● Plotting code records
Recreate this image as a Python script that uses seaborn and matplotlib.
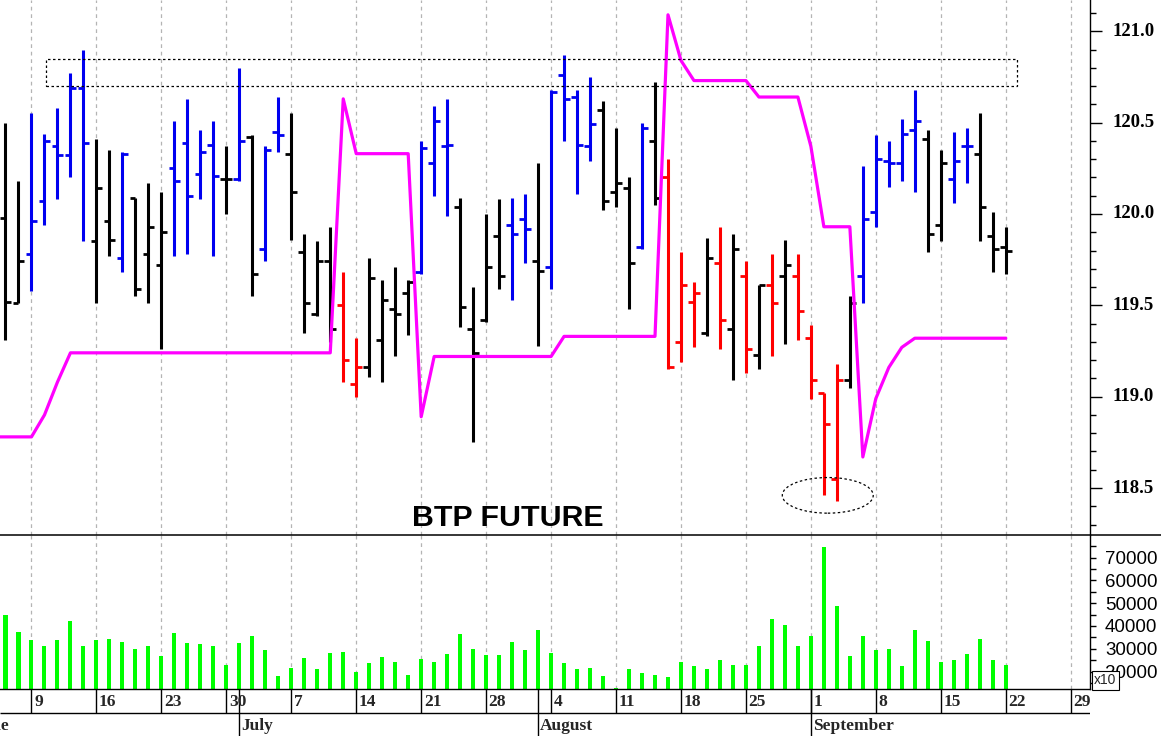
import numpy as np
import pandas as pd
import matplotlib
matplotlib.use("Agg")
import matplotlib.pyplot as plt
import seaborn as sns
from matplotlib.patches import Rectangle, Ellipse
from matplotlib.lines import Line2D
from matplotlib.ticker import MultipleLocator
from matplotlib.transforms import blended_transform_factory

# trading days shown: 5 Jun .. 22 Sep (index 0 = 5 Jun)
days = pd.bdate_range("2014-06-05", "2014-09-22")

high = [120.50, 120.18, 120.55, 120.44, 120.58, 120.77, 120.90, 120.41, 120.35, 120.34,
        120.09, 120.17, 120.12, 120.51, 120.63, 120.46, 120.51, 120.37, 120.80, 120.43,
        120.37, 120.64, 120.55, 119.89, 119.85, 119.93, 119.68, 119.32, 119.76, 119.64,
        119.71, 119.64, 120.40, 120.59, 120.63, 120.09, 119.60, 120.00, 120.08, 120.09,
        120.11, 120.28, 120.68, 120.87, 120.68, 120.75, 120.62, 120.47, 120.20, 120.50,
        120.72, 120.30, 119.79, 119.63, 119.87, 119.93, 119.89, 119.74, 119.61, 119.78,
        119.86, 119.78, 119.39, 119.02, 119.18, 119.55, 120.26, 120.43, 120.40, 120.52,
        120.68, 120.46, 120.35, 120.45, 120.47, 120.55, 120.01, 119.93]
low = [119.31, 119.51, 119.58, 119.94, 120.08, 120.20, 119.85, 119.51, 119.77, 119.68,
       119.55, 119.51, 119.26, 119.77, 119.78, 120.08, 119.77, 120.00, 120.18, 119.55,
       119.74, 120.34, 119.86, 119.35, 119.44, 119.30, 119.08, 119.00, 119.11, 119.08,
       119.22, 119.34, 119.67, 120.10, 119.99, 119.38, 118.75, 119.41, 119.59, 119.53,
       119.73, 119.28, 119.59, 120.40, 120.11, 120.29, 120.02, 120.04, 119.48, 119.81,
       120.05, 119.15, 119.19, 119.27, 119.33, 119.26, 119.09, 119.13, 119.15, 119.22,
       119.29, 119.31, 118.99, 118.46, 118.43, 119.05, 119.51, 119.93, 120.15, 120.18,
       120.12, 119.79, 119.85, 120.06, 120.17, 119.85, 119.68, 119.67]
opn = [119.98, 119.51, 119.78, 120.07, 120.37, 120.32, 120.69, 119.85, 119.96, 119.76,
       120.09, 119.78, 119.72, 120.25, 120.39, 120.22, 120.38, 120.19, 120.19, 120.42,
       119.81, 120.45, 120.33, 119.79, 119.45, 119.74, 119.50, 119.07, 119.16, 119.31,
       119.48, 119.57, 119.68, 120.28, 120.37, 120.04, 119.37, 119.42, 119.88, 119.94,
       119.97, 119.74, 119.71, 120.76, 120.64, 120.37, 120.57, 120.12, 120.14, 119.82,
       120.40, 120.20, 119.30, 119.52, 119.35, 119.73, 119.37, 119.66, 119.23, 119.61,
       119.66, 119.66, 119.32, 119.02, 118.55, 119.09, 119.66, 120.01, 120.29, 120.28,
       120.46, 120.41, 119.94, 120.19, 120.37, 120.33, 119.88, 119.82]
cls = [119.52, 119.74, 119.96, 120.40, 120.32, 120.69, 120.39, 120.14, 119.86, 120.33,
       119.59, 119.93, 119.90, 120.18, 120.10, 120.34, 120.21, 120.19, 120.40, 119.67,
       120.35, 120.43, 120.12, 119.51, 119.74, 119.37, 119.20, 119.16, 119.65, 119.53,
       119.45, 119.63, 120.36, 120.51, 120.38, 119.49, 119.24, 119.71, 119.66, 119.89,
       119.92, 119.69, 120.67, 120.63, 120.38, 120.49, 120.07, 120.17, 119.73, 120.47,
       120.09, 119.16, 119.61, 119.57, 119.76, 119.42, 119.81, 119.26, 119.61, 119.51,
       119.72, 119.47, 119.09, 118.85, 119.09, 119.51, 119.97, 120.30, 120.28, 120.44,
       120.51, 119.89, 120.28, 120.29, 120.37, 120.04, 119.81, 119.80]
# bar colour: k = neutral, b = up trend, r = down trend
trend = list("kkbbbbbkkb" "kkkbbbbkbk" "bbkkkkrrkk" "kkbbbkkkkb"
             "bkbbbbkkkb" "krrrkrkrkr" "krrrrkbbbb" "bkkbbkkk")

volume = [44950, 37340, 33640, 31180, 33820, 42000, 31180, 33820, 34260, 32940,
          29990, 31180, 26780, 36900, 32500, 31880, 31180, 22950, 32500, 35580,
          29240, 18100, 21760, 26160, 21060, 28100, 28540, 19740, 23700, 26340,
          24270, 18550, 25460, 24270, 27660, 36280, 29860, 27220, 27350, 33070,
          29420, 38220, 28000, 23700, 21060, 21760, 17980, 12960, 21060, 19300,
          18550, 17540, 24140, 22380, 21060, 25150, 22950, 22950, 31310, 43060,
          40550, 31310, 35580, 74740, 48900, 26900, 35700, 29400, 29990, 22500,
          38350, 33200, 24270, 25020, 27480, 34390, 25020, 22950]

# magenta stop line, starts one day earlier (4 Jun) off the left edge
stop_idx = list(range(-1, 78))
stop = [118.78, 118.78, 118.78, 118.78, 118.90, 119.08, 119.24, 119.24,
        119.24, 119.24, 119.24, 119.24, 119.24, 119.24, 119.24, 119.24, 119.24, 119.24, 119.24,
        119.24, 119.24, 119.24, 119.24, 119.24, 119.24, 119.24, 119.24, 120.63,
        120.33, 120.33, 120.33, 120.33, 120.33, 118.89, 119.22, 119.22, 119.22, 119.22,
        119.22, 119.22, 119.22, 119.22,
        119.22, 119.22, 119.33, 119.33, 119.33, 119.33, 119.33, 119.33, 119.33, 119.33,
        121.09, 120.84, 120.73, 120.73, 120.73, 120.73, 120.73, 120.64, 120.64, 120.64, 120.64,
        120.37, 119.93, 119.93, 119.93, 118.67, 118.99, 119.16, 119.27, 119.32, 119.32,
        119.32, 119.32, 119.32, 119.32, 119.32, 119.32]

price_ticks = [118.5, 119.0, 119.5, 120.0, 120.5, 121.0]
monday_idx = [2, 7, 12, 17, 22, 27, 32, 37, 42, 47, 52, 57, 62, 67, 72, 77, 82]
monday_lbl = ["9", "16", "23", "30", "7", "14", "21", "28", "4", "11", "18", "25",
              "1", "8", "15", "22", "29"]
month_idx = [-2.6, 18, 41, 62]
month_lbl = ["June", "July", "August", "September"]

# resistance box and the circled low
zone_x = (3.09, 77.84)
zone_y = (120.70, 120.85)
low_mark = (63.3, 118.46, 7.0, 0.195)

df = pd.DataFrame({"i": np.arange(len(days)), "high": high, "low": low,
                   "open": opn, "close": cls, "trend": trend, "volume": volume})

sns.set_theme(style="white")
plt.rcParams["font.family"] = ["Liberation Sans", "DejaVu Sans"]

W, H = 1161, 736
fig = plt.figure(figsize=(W / 100, H / 100), dpi=100)
axp = fig.add_axes([0, 1 - 535 / H, 1090 / W, 535 / H])
axv = fig.add_axes([0, 1 - 689 / H, 1090 / W, (689 - 535) / H])
axd = fig.add_axes([0, 0, 1090 / W, (736 - 689) / H])

xlim = (-5.5 / 12.99, (1090 - 5.5) / 12.99)

# price bars
pal = {"k": "black", "b": "#0000f0", "r": "#ff0000"}
for code, col in pal.items():
    d = df[df["trend"] == code]
    axp.vlines(d["i"], d["low"], d["high"], color=col, lw=2.2, zorder=3)
    axp.hlines(d["open"], d["i"] - 0.45, d["i"], color=col, lw=2.0, zorder=3)
    axp.hlines(d["close"], d["i"], d["i"] + 0.45, color=col, lw=2.0, zorder=3)

sns.lineplot(x=stop_idx, y=stop, ax=axp, color="#ff00ff", lw=2.3, zorder=4)

axp.add_patch(Rectangle((zone_x[0], zone_y[0]), zone_x[1] - zone_x[0], zone_y[1] - zone_y[0],
                        fill=False, ec="black", lw=0.9, ls=(0, (2, 2)), zorder=5))
axp.add_patch(Ellipse(low_mark[:2], low_mark[2], low_mark[3], fill=False, ec="black",
                      lw=0.9, ls=(0, (2, 2)), zorder=5))

axp.set_xlim(*xlim)
axp.set_ylim(118.243, 121.171)
axp.yaxis.tick_right()
axp.set_yticks(price_ticks)
axp.yaxis.set_minor_locator(MultipleLocator(0.1))
axp.tick_params(axis="y", which="major", direction="out", length=8.6, width=1,
                color="black", labelright=False, labelleft=False)
axp.tick_params(axis="y", which="minor", direction="out", length=4.3, width=1, color="black")
lab_tr = blended_transform_factory(axp.transAxes, axp.transData)
for v in price_ticks:
    axp.text(1113 / 1090, v, f"{v:.1f}", transform=lab_tr, ha="left", va="center",
             fontsize=13.5, fontweight="bold", fontfamily="Liberation Serif",
             color="black", clip_on=False)

# volume
sns.barplot(data=df, x="i", y="volume", ax=axv, native_scale=True, color="#00ff00",
            saturation=1, width=0.31, errorbar=None, linewidth=0)
axv.set_xlim(*xlim)
axv.set_ylim(12350, 79880)
axv.yaxis.tick_right()
axv.yaxis.set_major_locator(MultipleLocator(10000))
axv.yaxis.set_minor_locator(MultipleLocator(5000))
axv.tick_params(axis="y", which="both", direction="out", length=4.3, width=1, pad=6.5,
                labelsize=13.5, color="black", labelcolor="black")

for ax in (axp, axv):
    ax.set_xlabel("")
    ax.set_ylabel("")
    ax.set_xticks(monday_idx)
    ax.tick_params(axis="x", length=0, labelbottom=False)
    ax.xaxis.grid(True, color="#b4b4b4", lw=0.9, ls=(0, (3, 3)))
    ax.set_axisbelow(True)
    for s in ["left", "top", "bottom"]:
        ax.spines[s].set_visible(False)
    ax.spines["right"].set_color("black")
    ax.spines["right"].set_linewidth(1)
axv.spines["bottom"].set_visible(True)
axv.spines["bottom"].set_color("black")
axv.spines["bottom"].set_linewidth(1)

# date rows
axd.set_xlim(*xlim)
axd.set_ylim(0, 47)
axd.axis("off")
axd.hlines([23], xlim[0], xlim[1], color="black", lw=1)
axd.vlines(monday_idx, 23, 47, color="black", lw=1)
axd.vlines(month_idx, 0, 47, color="black", lw=1)
for m, lbl in zip(monday_idx, monday_lbl):
    axd.text(m + 0.2, 34.5, lbl, ha="left", va="center", fontsize=12.5, fontweight="bold",
             fontfamily="Liberation Serif", clip_on=True)
for m, lbl in zip(month_idx, month_lbl):
    axd.text(m + 0.15, 10, lbl, ha="left", va="center", fontsize=12.5, fontweight="bold",
             fontfamily="Liberation Serif", clip_on=True)

fig.add_artist(Line2D([0, 1], [1 - 535 / H] * 2, color="black", lw=1.1))
fig.text(507.5 / W, 1 - 517.7 / H, "BTP FUTURE", ha="center", va="center", fontsize=21.8,
         fontweight="bold", color="black")
fig.text(1105.5 / W, 1 - 680.5 / H, "x10", ha="center", va="center", fontsize=10,
         bbox=dict(boxstyle="square,pad=0.15", fc="white", ec="black", lw=0.8), zorder=10)

fig.savefig("out.png", dpi=100)
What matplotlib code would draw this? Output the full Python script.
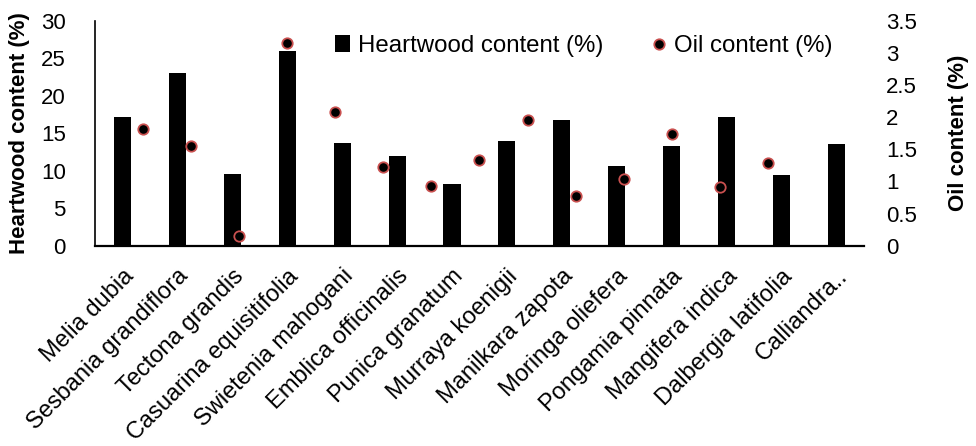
import numpy as np
import matplotlib.pyplot as plt
from matplotlib.patches import Patch
from matplotlib.lines import Line2D
from matplotlib.transforms import ScaledTranslation

plt.rcParams['font.family'] = ['Liberation Sans', 'DejaVu Sans']
plt.rcParams['font.size'] = 16

species = ['Melia dubia', 'Sesbania grandiflora', 'Tectona grandis',
           'Casuarina equisitifolia', 'Swietenia mahogani', 'Emblica officinalis',
           'Punica granatum', 'Murraya koenigii', 'Manilkara zapota',
           'Moringa oliefera', 'Pongamia pinnata', 'Mangifera indica',
           'Dalbergia latifolia', 'Calliandra..']
heartwood = [17.2, 23.0, 9.5, 26.0, 13.7, 11.9, 8.2, 13.9, 16.7, 10.6, 13.3, 17.1, 9.4, 13.6]
# oil points sit on their own 0-16 scatter axis, at x = 1..14
oil_x = list(range(1, 15))
oil = [1.81, 1.55, 0.15, 3.15, 2.08, 1.23, 0.93, 1.33, 1.96, 0.78, 1.04, 1.74, 0.92, 1.29]

fig = plt.figure(figsize=(9.76, 4.46), dpi=100)
ax = fig.add_axes([0.0973, 0.449, 0.7879, 0.505])

x = np.arange(len(species))
ax.bar(x, heartwood, width=0.31, color='black', zorder=2)
ax.set_xlim(-0.5, len(species) - 0.5)
ax.set_ylim(0, 30)
ax.set_yticks(range(0, 31, 5))
ax.set_xticks(x)
ax.set_xticklabels(species, rotation=45, ha='right', rotation_mode='anchor', fontsize=17)
shift = ScaledTranslation(-4 / 72, 0, fig.dpi_scale_trans)
for lbl in ax.get_xticklabels():
    lbl.set_transform(lbl.get_transform() + shift)
ax.tick_params(axis='both', length=0)
ax.tick_params(axis='y', pad=21)
ax.tick_params(axis='x', pad=14)
ax.spines['top'].set_visible(False)
ax.spines['right'].set_visible(False)
ax.spines['left'].set_linewidth(1.2)
ax.spines['bottom'].set_linewidth(1.6)
ax.set_ylabel('Heartwood content (%)', fontweight='bold', labelpad=8)

ax2 = ax.twinx()
ax2.set_ylim(0, 3.5)
ax2.set_yticks(np.arange(0, 3.51, 0.5))
ax2.set_yticklabels(['0', '0.5', '1', '1.5', '2', '2.5', '3', '3.5'])
ax2.tick_params(axis='y', length=0, pad=16)
for s in ax2.spines.values():
    s.set_visible(False)
ax2.set_ylabel('Oil content (%)', fontweight='bold', labelpad=22)

ax3 = ax2.twiny()
ax3.set_xlim(0, 16)
ax3.xaxis.set_visible(False)
for s in ax3.spines.values():
    s.set_visible(False)
ax3.plot(oil_x, oil, linestyle='none', marker='o', markersize=7.5,
         markerfacecolor='black', markeredgecolor='#c9504f', markeredgewidth=1.3)

handles = [Patch(facecolor='black', edgecolor='none', label='Heartwood content (%)'),
           Line2D([], [], linestyle='none', marker='o', markersize=7.5,
                  markerfacecolor='black', markeredgecolor='#c9504f',
                  markeredgewidth=1.3, label='Oil content (%)')]
fig.legend(handles=handles, loc='center', bbox_to_anchor=(0.598, 0.897), ncol=2,
           frameon=False, fontsize=17.3, handlelength=0.65, handleheight=0.65,
           handletextpad=0.3, columnspacing=2.0, borderaxespad=0)

fig.savefig('out.png', dpi=100)
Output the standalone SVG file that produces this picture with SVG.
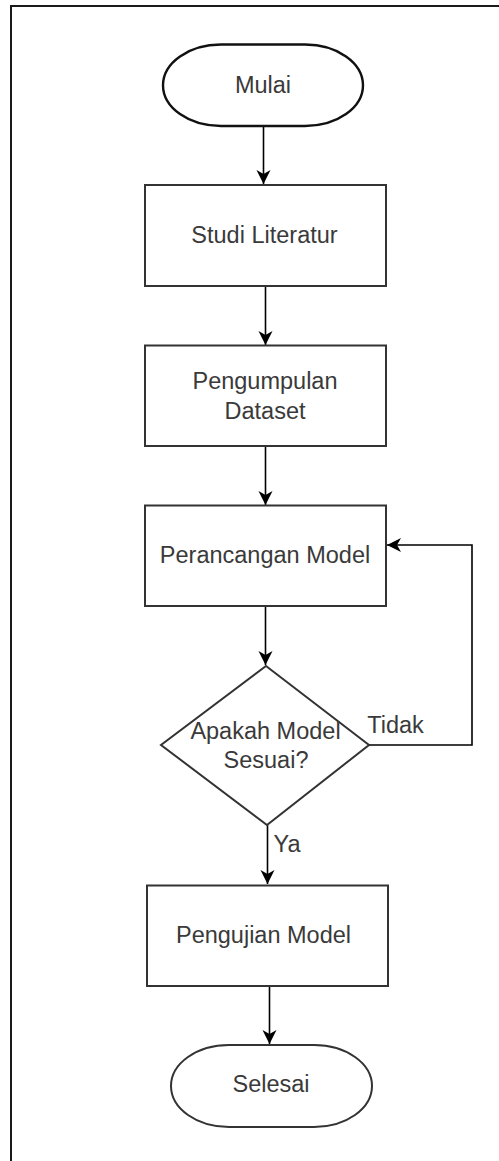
<svg xmlns="http://www.w3.org/2000/svg" width="499" height="1161" viewBox="0 0 499 1161">
  <style>
    .shape { fill: #ffffff; stroke: #333333; stroke-width: 2; }
    .label { font-family: "Liberation Sans", Arial, sans-serif; font-size: 23.5px; fill: #3a3a3a; text-anchor: middle; }
    .edge { fill: none; stroke: #000000; stroke-width: 1.6; }
    .frame { fill: none; stroke: #1a1a1a; stroke-width: 2; }
  </style>
  <defs>
    <marker id="arrow" markerUnits="userSpaceOnUse" markerWidth="16" markerHeight="16" viewBox="-15 -8 16 16" refX="0" refY="0" orient="auto">
      <path d="M0,0 L-14,-7 L-10,0 L-14,7 Z" fill="#000000"/>
    </marker>
  </defs>

  <rect width="499" height="1161" fill="#ffffff"/>
  <!-- page frame -->
  <path class="frame" d="M11,1161 V6 H499"/>

  <!-- connectors -->
  <g id="connectors">
    <path class="edge" d="M263.5,126 V184" marker-end="url(#arrow)"/>
    <path class="edge" d="M265.5,286 V345" marker-end="url(#arrow)"/>
    <path class="edge" d="M265.5,446 V505" marker-end="url(#arrow)"/>
    <path class="edge" d="M265.5,606 V665" marker-end="url(#arrow)"/>
    <path class="edge" d="M267.5,825 V884" marker-end="url(#arrow)"/>
    <path class="edge" d="M269.5,986 V1044" marker-end="url(#arrow)"/>
    <path class="edge" d="M369,745 H472 V545 H387" marker-end="url(#arrow)"/>
    <text class="label" x="395.5" y="732.5">Tidak</text>
    <text class="label" x="287" y="852">Ya</text>
  </g>

  <g id="mulai">
    <rect x="163" y="44.5" width="200" height="81.5" rx="58" ry="40.75" fill="#ffffff" stroke="#111111" stroke-width="2.4"/>
    <text class="label" x="263" y="93">Mulai</text>
  </g>

  <g id="studi-literatur">
    <rect class="shape" x="145" y="185" width="241" height="101"/>
    <text class="label" x="264.5" y="243">Studi Literatur</text>
  </g>

  <g id="pengumpulan-dataset">
    <rect class="shape" x="145" y="345.5" width="241" height="100.5"/>
    <text class="label" x="265" y="389">Pengumpulan</text>
    <text class="label" x="265" y="418.5">Dataset</text>
  </g>

  <g id="perancangan-model">
    <rect class="shape" x="145" y="505.5" width="241" height="100.5"/>
    <text class="label" x="265" y="563">Perancangan Model</text>
  </g>

  <g id="apakah-model-sesuai">
    <path class="shape" d="M266,666 L369,745 L267,825 L161,745 Z"/>
    <text class="label" x="265.5" y="739">Apakah Model</text>
    <text class="label" x="266" y="768">Sesuai?</text>
  </g>

  <g id="pengujian-model">
    <rect class="shape" x="147" y="885.5" width="241" height="100.5"/>
    <text class="label" x="263.5" y="942.5">Pengujian Model</text>
  </g>

  <g id="selesai">
    <rect class="shape" x="171" y="1045" width="201" height="82" rx="58" ry="41"/>
    <text class="label" x="271" y="1092">Selesai</text>
  </g>
</svg>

● REQUIREMENTS
Lines from the one with "What matplotlib code" through the one with "plt.rcParams['font.size'] = 16" are the only ones to quote. Quote them exactly and leave out pictures.

● RESULT OF THE TASK
What matplotlib code would draw this? Output the full Python script.
import numpy as np
import matplotlib.pyplot as plt
from matplotlib.patches import Patch
from matplotlib.lines import Line2D
from matplotlib.transforms import ScaledTranslation

plt.rcParams['font.family'] = ['Liberation Sans', 'DejaVu Sans']
plt.rcParams['font.size'] = 16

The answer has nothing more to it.